Validating a task actually called a tool

I’m dealing with a lot of hallucination, basically because the task didn’t call the tool it was suppose to. I’m trying to validate if the results of a task was due to a tool call and if it just made up data. Looked into the guardrails but didn’t much in regards to look at previous task run parameters like I see the the Otel telemetry.

Is this possible since I see this in the output sometimes (sometime not):

Status: ✅ Completed
└── 🔧 Used search (1)

Thanks

@crew_193, you might try -

create diag.py with -

import json
from typing import List, Union, Tuple, Dict

from crewai.agents.parser import AgentAction, AgentFinish
from crewai.tools.tool_types import ToolResult

agent_call_number = 0
task_call_number = 0

def print_task_output(task_output: Union[str, List[Tuple[Dict, str]]], task_name: str = 'Generic task'):
    global task_call_number
    task_call_number += 1
    with open("log-task-callback.txt", "a") as log_file:
        print(f"{f'---CALL {task_call_number}---Unknown task_output format':-<60}", file=log_file)
        print(f"Task Name: {task_name}", file=log_file)
        print(f"type: {type(task_output)}", file=log_file)
        print(f"value: {task_output}", file=log_file)

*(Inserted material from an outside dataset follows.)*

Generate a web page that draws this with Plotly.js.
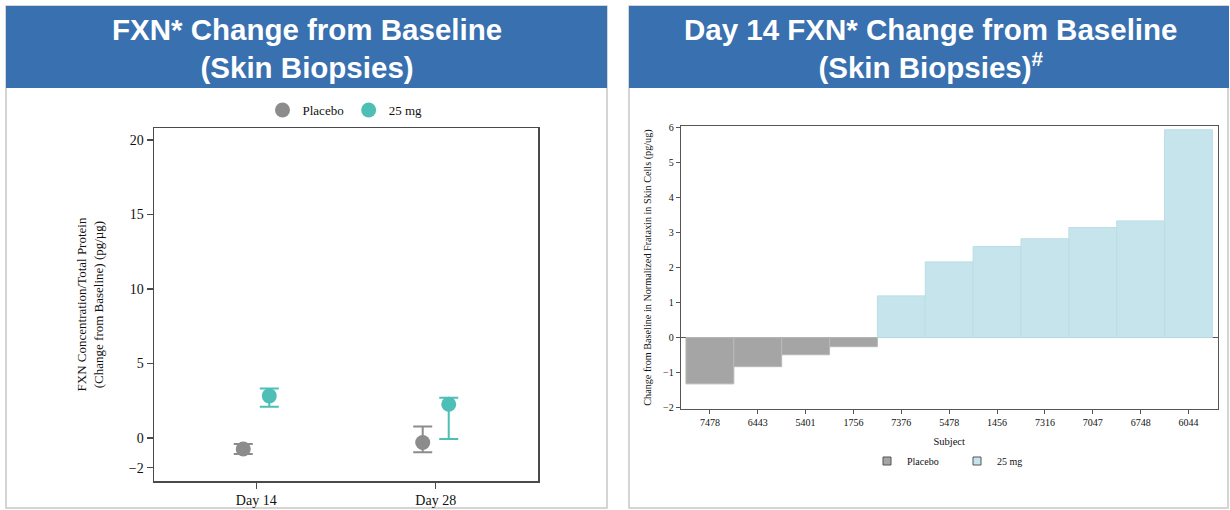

def print_agent_output(agent_output: Union[str, List[Tuple[Dict, str]], AgentFinish], agent_name: str = 'Generic call'):
    global agent_call_number  # Declare call_number as a global variable
    agent_call_number += 1
    with open("log-crew-callback.txt", "a") as log_file:
        # Try to parse the output if it is a JSON string
        if isinstance(agent_output, str):
            try:
                agent_output = json.loads(agent_output)  # Attempt to parse the JSON string
                print("agent_output parsed as json", file=log_file)
            except json.JSONDecodeError:
                print("agent_output is not in json format", file=log_file)
                pass  # If there's an error, leave agent_output as is

        # Check if the output is a list of tuples as in the first case
        if isinstance(agent_output, list) and all(isinstance(item, tuple) for item in agent_output):
            print(f"{f'---CALL {agent_call_number}---Dict':-<60}", file=log_file)
            for action, description in agent_output:
                # Print attributes based on assumed structure
                print(f"Agent Name: {agent_name}", file=log_file)
                print(f"Tool used: {getattr(action, 'tool', 'Unknown')}", file=log_file)
                print(f"Tool input: {getattr(action, 'tool_input', 'Unknown')}", file=log_file)
                print(f"Action log: {getattr(action, 'log', 'Unknown')}", file=log_file)
                print(f"Description: {description}", file=log_file)

        # Check if the output is a dictionary as in the second case
        elif isinstance(agent_output, AgentFinish):
            print(f"{f'---CALL {agent_call_number}---AgentFinish':-<60}", file=log_file)
            print(f"Agent Name: {agent_name}", file=log_file)
            print(f"Thought: {agent_output.thought}", file=log_file)
            print(f"AgentFinish: {agent_output}", file=log_file)

        # ...and AgentAction
        elif isinstance(agent_output, AgentAction):
            print(f"{f'---CALL {agent_call_number}---AgentAction':-<60}", file=log_file)
            print(f"Agent Name: {agent_name}", file=log_file)
            print(f"Thought: {agent_output.thought}", file=log_file)
            print(f"Tool: {agent_output.tool}", file=log_file)
            print(f"Tool_input: {agent_output.tool_input}", file=log_file)
            print(f"Text: {agent_output.text}", file=log_file)
            print(f"Result: {agent_output.result}", file=log_file)

        # ...and ToolResult
        elif isinstance(agent_output, ToolResult):
            print(f"{f'---CALL {agent_call_number}---ToolResult':-<60}", file=log_file)
            print(f"Agent Name: {agent_name}", file=log_file)
            print(f"Result: (as answer={agent_output.result_as_answer}) {agent_output.result}", file=log_file)

        # Handle unexpected formats
        else:
            # If the format is unknown, print out the input directly
            print(f"{f'---CALL {agent_call_number}---Unknown agent_output format':-<60}", file=log_file)
            print(f"type: {type(agent_output)}", file=log_file)
            print(f"value: {agent_output}", file=log_file)


if __name__ == "__main__":
    print_agent_output('test', 'test')

and add a step_callback to your agent(s) -

    @agent
    def data_engineer(self) -> Agent:
        return Agent(
            config=self.agents_config["data_engineer"],
            llm=self.llm,
            tools=[my_custom_tool],
            step_callback=lambda x: diag.print_agent_output(x, "data engineer"),
            }
        )

Thank you, I’ll look into this and see what I can find.